Happy (reading) trails
I’ve been hovering at the edges of the MWF team for a few years now, sitting on the programming committee (and yes, it’s as fun as it sounds). So, it’s great to become an official staffer this year, as the festival’s social media manager and an itinerant blogger.
What can you expect from me as a blogger? Well, my interests are pretty broad – when I’m not reading for work (which includes roles as books editor at The Big Issue, a regular reviewer for The Age and other outlets, and associate editor of Kill Your Darlings) I tend to follow reading trails. You know, where one book somehow leads to another, and an element of that leads to the next, and so on. In the past, those trails have varied from a thing for comic writing (Sloane Crosley, David Sedaris, Adam Gopnik, Michaela McGuire) to a series of Palestinian memoirs (sparked by Ghada Karmi’s amazing In Search of Fatima), to reading all the backlist of a recently discovered fiction author.
Ten years ago, when I was newly emerged from at-home motherhood and combining working in a bookshop with a university degree in media and politics, my trail was mostly political.
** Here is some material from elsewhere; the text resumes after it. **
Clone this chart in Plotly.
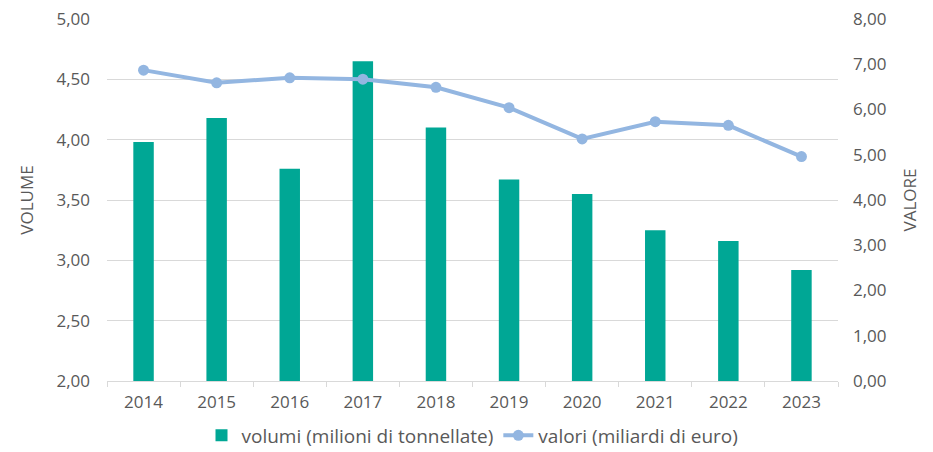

I spent my first month of the job reading books on Australia’s treatment of asylum seekers, a subject that seemed to just be coming to the public consciousness. (Though, of course, it may just have been me who was new to it.)
Then, just a month into my new job, on September 11 2001, the World Trade Centre was attacked. Suddenly, everyone wanted to know about the situation in Afghanistan, a place most of us hadn’t much thought about, about this mysterious group called the Taliban that were behind the attacks; and the religion of Islam. My job was in the special orders department of my bookshop and I spent my days mostly tracking obscure books on these subjects, for customers hungry for information about what was going on in the world. I was drawn in, too.
Unsurprisingly, this year, on the eve of the ten-year anniversary of the September 11 World Trade Centre attacks, the festival will be exploring the aftermath of these events, as well as reflecting on the circumstances that led up to them. I suspect I’m about to pick up an old reading trail, or at least follow it through the festival’s discussions.
Maybe there’s something in the ten-year cycle, because another key strand of the festival’s political programming this year will be immigration. I guess it’s a subject that’s never gone away, though it seems to have re-emerged as a political hot potato and urgent topic for public conversation right now, with the Gillard government’s Malaysia ‘solution’, following the failure of the East Timor ‘solution’.
It’s another trail I’ve picked up again this week, reading Maria Tumarkin’s beautifully insightful essay in the current Meanjin, on the failure of our collective moral imagination when it comes to Australian attitudes towards refugees. She suggests – with reference to the hugely popular memoirs of Ahn Do and Alice Pung, the fiction of Nam Le and Arnold Zable, and Shaun Tan’s The Arrival – that stories could be vital in creating much-needed empathy for those new to our shores, no matter their mode of arrival. She writes: ‘ We need stories that help us imagine how it is to make a life in a place that may be a thousand times safer, a thousand times kinder, than the place you just left, but is still, at the beginning at least, viciously foreign.’
Do you follow reading trails, or do you work your way through a bedside table pile? (Or do you have no method at all?) If you do have your own reading trails, what are some of the trails you’ve recently followed?